Direction: Pick out each line containing the string "this" and copy it.
= = = = = = =
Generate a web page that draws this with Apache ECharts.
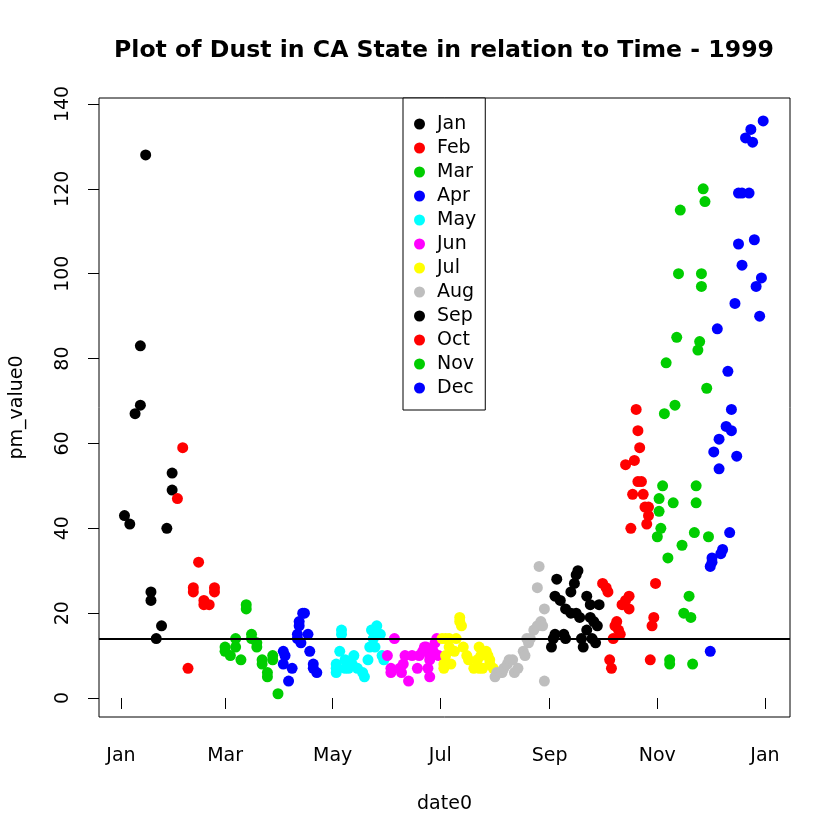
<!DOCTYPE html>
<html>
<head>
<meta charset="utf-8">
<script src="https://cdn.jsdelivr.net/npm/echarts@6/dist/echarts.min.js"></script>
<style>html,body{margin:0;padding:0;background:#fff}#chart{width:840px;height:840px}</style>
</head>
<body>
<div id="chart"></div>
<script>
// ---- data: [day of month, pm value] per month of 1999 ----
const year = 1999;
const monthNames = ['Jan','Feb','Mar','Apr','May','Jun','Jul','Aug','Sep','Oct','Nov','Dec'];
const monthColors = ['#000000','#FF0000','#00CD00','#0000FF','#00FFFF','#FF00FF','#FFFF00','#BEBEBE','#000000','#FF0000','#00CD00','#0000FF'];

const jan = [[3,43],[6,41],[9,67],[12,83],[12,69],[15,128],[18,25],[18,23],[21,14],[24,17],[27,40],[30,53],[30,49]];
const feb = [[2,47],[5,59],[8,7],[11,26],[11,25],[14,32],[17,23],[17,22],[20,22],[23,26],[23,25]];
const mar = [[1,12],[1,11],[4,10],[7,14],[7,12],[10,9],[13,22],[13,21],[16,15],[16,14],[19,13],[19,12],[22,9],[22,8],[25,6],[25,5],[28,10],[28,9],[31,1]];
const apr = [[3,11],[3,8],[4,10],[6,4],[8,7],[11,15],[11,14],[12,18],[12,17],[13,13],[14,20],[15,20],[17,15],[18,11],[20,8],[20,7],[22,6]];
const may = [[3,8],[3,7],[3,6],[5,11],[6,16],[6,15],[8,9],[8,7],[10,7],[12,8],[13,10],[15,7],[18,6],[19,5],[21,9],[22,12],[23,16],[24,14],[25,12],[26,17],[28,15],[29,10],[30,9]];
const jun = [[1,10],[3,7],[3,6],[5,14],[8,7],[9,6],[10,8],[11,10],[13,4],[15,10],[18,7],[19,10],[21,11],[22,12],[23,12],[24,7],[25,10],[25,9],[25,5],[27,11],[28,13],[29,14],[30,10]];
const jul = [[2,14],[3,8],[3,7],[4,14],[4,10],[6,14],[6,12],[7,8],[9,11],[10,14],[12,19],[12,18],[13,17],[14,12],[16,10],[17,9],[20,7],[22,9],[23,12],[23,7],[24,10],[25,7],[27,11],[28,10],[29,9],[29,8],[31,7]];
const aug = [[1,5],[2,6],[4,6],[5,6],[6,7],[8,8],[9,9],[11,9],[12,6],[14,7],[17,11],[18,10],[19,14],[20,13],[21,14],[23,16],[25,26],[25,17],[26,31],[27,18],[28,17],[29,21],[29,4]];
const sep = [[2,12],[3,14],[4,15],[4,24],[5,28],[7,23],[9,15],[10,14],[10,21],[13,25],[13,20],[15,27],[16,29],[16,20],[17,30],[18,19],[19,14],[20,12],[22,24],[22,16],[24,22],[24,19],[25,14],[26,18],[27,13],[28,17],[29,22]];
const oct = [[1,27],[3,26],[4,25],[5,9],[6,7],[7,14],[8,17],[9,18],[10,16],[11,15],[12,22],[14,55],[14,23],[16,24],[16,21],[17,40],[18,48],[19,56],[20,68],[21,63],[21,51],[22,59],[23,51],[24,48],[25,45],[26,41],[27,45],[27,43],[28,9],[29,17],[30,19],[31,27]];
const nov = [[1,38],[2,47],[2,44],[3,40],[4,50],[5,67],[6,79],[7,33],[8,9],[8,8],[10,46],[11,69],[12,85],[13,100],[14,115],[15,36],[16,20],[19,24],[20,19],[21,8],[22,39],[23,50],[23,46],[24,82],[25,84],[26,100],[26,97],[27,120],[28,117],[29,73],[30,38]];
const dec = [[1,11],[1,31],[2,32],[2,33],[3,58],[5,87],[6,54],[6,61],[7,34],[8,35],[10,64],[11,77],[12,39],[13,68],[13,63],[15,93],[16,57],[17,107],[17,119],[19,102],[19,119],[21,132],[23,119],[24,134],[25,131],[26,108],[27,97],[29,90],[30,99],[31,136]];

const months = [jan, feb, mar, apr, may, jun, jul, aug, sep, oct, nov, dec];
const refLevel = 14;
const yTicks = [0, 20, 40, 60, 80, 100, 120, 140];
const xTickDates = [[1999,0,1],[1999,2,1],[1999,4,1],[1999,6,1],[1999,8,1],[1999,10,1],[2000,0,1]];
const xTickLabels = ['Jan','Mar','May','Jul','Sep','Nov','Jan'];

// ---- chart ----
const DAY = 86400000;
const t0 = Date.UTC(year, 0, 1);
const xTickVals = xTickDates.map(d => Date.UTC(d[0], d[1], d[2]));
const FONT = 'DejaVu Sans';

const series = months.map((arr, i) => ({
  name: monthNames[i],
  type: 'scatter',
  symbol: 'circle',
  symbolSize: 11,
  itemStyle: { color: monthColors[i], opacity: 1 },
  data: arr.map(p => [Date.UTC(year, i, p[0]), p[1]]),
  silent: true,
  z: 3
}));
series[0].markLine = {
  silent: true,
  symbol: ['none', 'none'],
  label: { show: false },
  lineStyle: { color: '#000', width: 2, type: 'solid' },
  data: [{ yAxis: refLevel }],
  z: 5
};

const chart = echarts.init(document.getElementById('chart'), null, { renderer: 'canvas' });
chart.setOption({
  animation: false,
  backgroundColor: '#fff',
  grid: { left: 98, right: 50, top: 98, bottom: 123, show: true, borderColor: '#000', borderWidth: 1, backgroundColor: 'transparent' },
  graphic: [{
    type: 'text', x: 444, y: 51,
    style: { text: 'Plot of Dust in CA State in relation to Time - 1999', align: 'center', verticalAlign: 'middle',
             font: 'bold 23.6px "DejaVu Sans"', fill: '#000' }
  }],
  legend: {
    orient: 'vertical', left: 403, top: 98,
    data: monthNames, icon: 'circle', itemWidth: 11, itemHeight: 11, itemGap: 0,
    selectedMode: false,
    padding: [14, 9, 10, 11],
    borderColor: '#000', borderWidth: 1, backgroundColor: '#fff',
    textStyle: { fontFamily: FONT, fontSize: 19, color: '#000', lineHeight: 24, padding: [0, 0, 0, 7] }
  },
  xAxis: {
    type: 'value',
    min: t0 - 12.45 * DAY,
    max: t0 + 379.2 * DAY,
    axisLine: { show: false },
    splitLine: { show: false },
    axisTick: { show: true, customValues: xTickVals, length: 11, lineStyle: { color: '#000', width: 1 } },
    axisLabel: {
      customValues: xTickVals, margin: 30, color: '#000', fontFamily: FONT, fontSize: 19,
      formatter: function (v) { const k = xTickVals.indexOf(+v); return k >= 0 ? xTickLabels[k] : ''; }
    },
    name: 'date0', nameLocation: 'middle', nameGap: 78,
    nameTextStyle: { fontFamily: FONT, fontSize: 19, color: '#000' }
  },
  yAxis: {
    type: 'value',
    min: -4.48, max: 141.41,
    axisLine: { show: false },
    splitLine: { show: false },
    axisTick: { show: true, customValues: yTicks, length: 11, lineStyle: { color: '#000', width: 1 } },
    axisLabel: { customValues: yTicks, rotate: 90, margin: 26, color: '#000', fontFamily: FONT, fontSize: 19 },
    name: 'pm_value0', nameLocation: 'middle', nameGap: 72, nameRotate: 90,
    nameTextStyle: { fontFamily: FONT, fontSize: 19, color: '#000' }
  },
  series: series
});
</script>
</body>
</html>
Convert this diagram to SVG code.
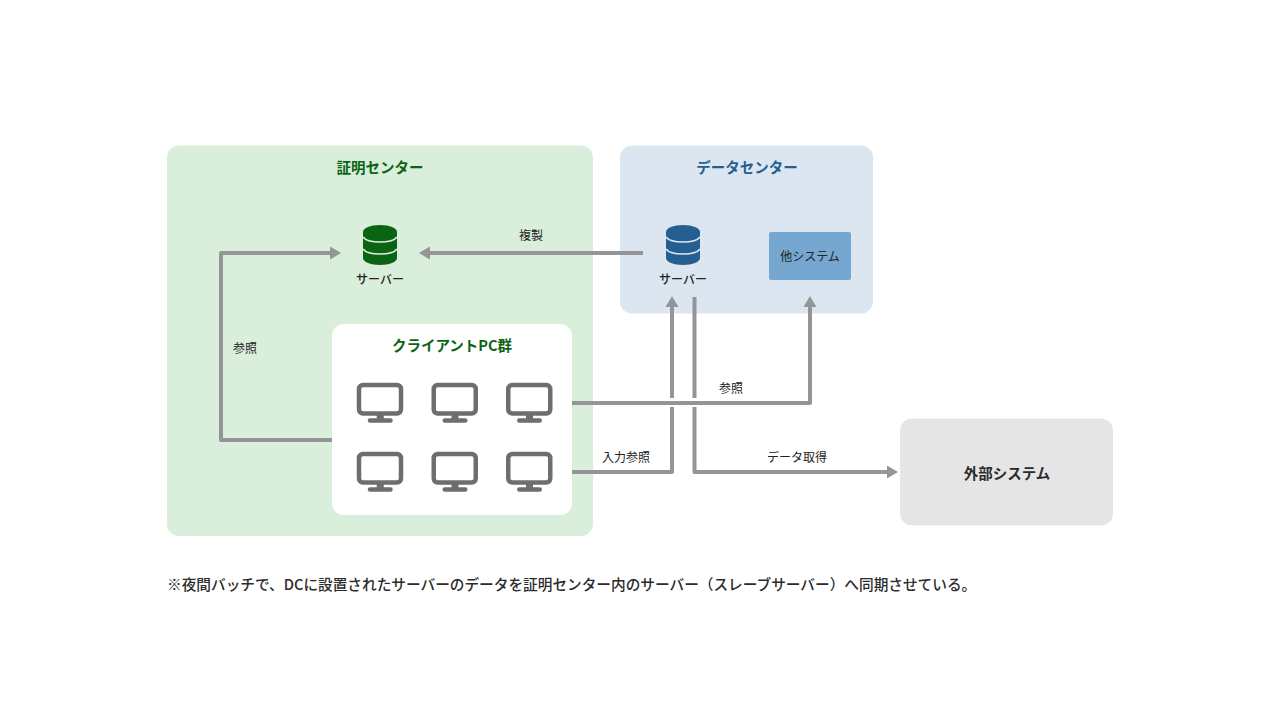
= = = = = = =
Worked solution:
Generate a web page that draws this with Apache ECharts.
Convert this diagram to SVG code.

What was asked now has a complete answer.